Didn't see any way of submitting an article in the articles section and nobody ever did tell me how, so here it is.

First of all here is my starting photo.


First thing I usually do is make 1 or 2 High Pass layers that I can turn on and off as needed, to help me seperate difficult edges from the backround. It makes a negative efffect that can pull your subjects edge out of a shadow if you're lucky. Filters>Other>High Pass


Ok, the pen tools native mode makes a filled polygon when you start clicking away. You dont want this fill as it makes it harder to use. In the options for the tool there are 3 states, Shape Layer, Paths & Fill Pixels. You want to make sure you select the Paths.


Ok, now, most people are intimidated by the little handles that the pen tool is notorious for. This may surprise some people but you never have to touch them to make a complex path with this tool. The key is the "auto add/remove" ability. As illustrated in the picture, just creat a straight line from the bigginning of your curve to either midway through a curve (for long seeping curves) or the end of your curve (for shorter ones).


Then just click midway through your line to create a new point. This point will already have curve handles sticking out but just ignore them. Press and hold the CTRL key and the cursor should turn into a white arrow. This is called the Direct Select arrow...while holding CTRL click and hold the center of your new point and drag it out to the edge of your curve.



For more dynamic curves, you'll want to cut it into smaller sections so as to have more control. On a curve like this you dont want to create a point in the center of the path section, if you put yoru point more toward one point and drag it toward the opposite one, you can create a curve that leans.
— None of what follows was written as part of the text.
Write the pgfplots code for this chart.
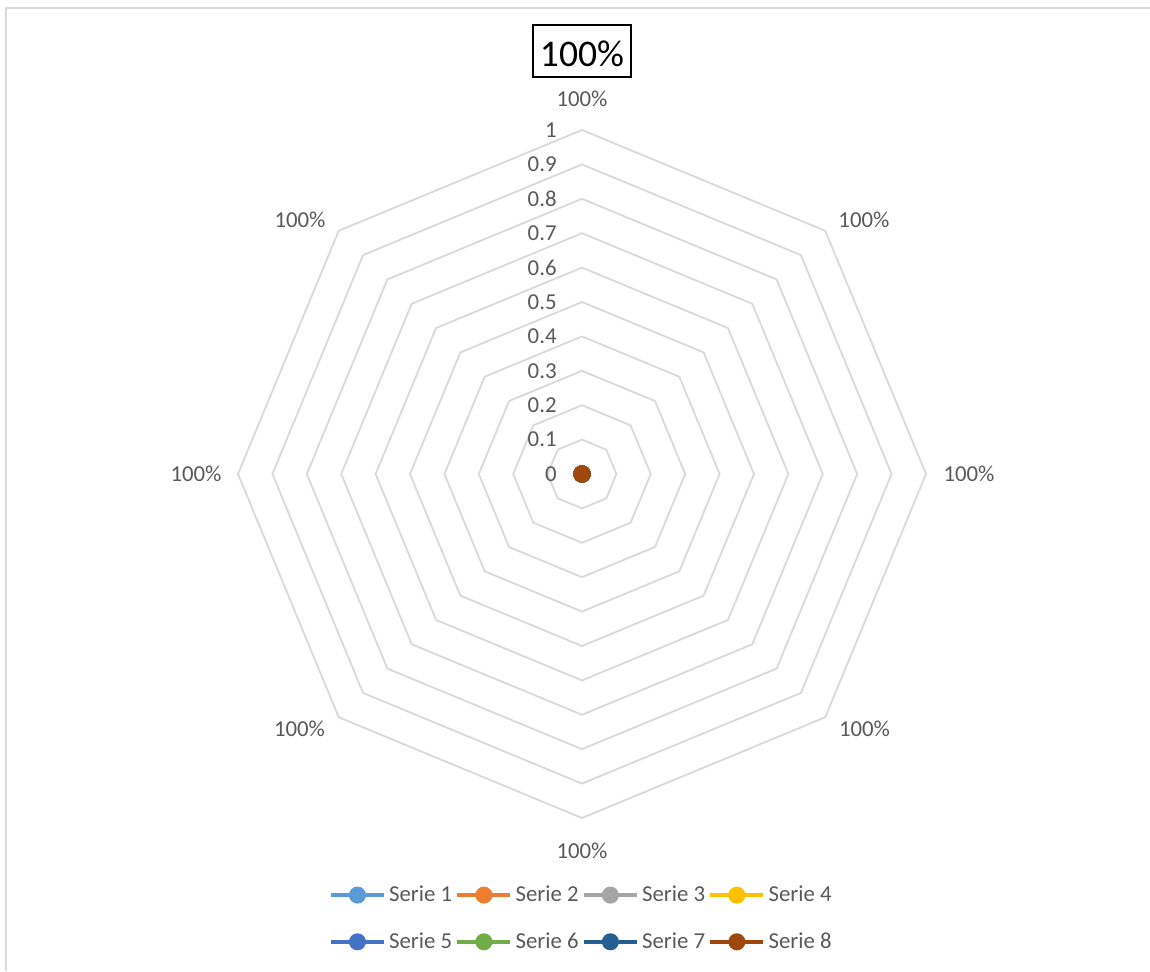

Very helpful for curves like this.



You can put more than one curve between to pionts as well, such as for a wavy line. Pulling one point one way and the other point the other.


Certain things like flocking can ruin your plans to completely path out a figurine with the pen tool. If this is the case you can erase the backround in sections. Close our your path. Go into your paths pallete and holding down CTRL click on your path. It will make a selection of your path, go back to the layers pallete and click the layer you want to remove material from. If it is your Backround layer, besure to rename it first so it has transparancy. This is important because erasing from a "Backround" layer will actually fill any areas you erase from with your backround color.


You can see, this method makes a razor clean cut that smoothly and perfectly outlines curves. Once you remove all the sections you can easily clip, you can use the magic wand tool on the backround thats left, bordering such things as flocking. Its much more random on such edges and gives a more realistic clip, due to its inherent imperfection. Of course, you can use a mask instead if you're afraid of erasing parts of your image, and you can always adjust a path at any time.


I hope this helps a few people. Its not for everyone but it is the preffered method of graphic design professionals, at least where I work.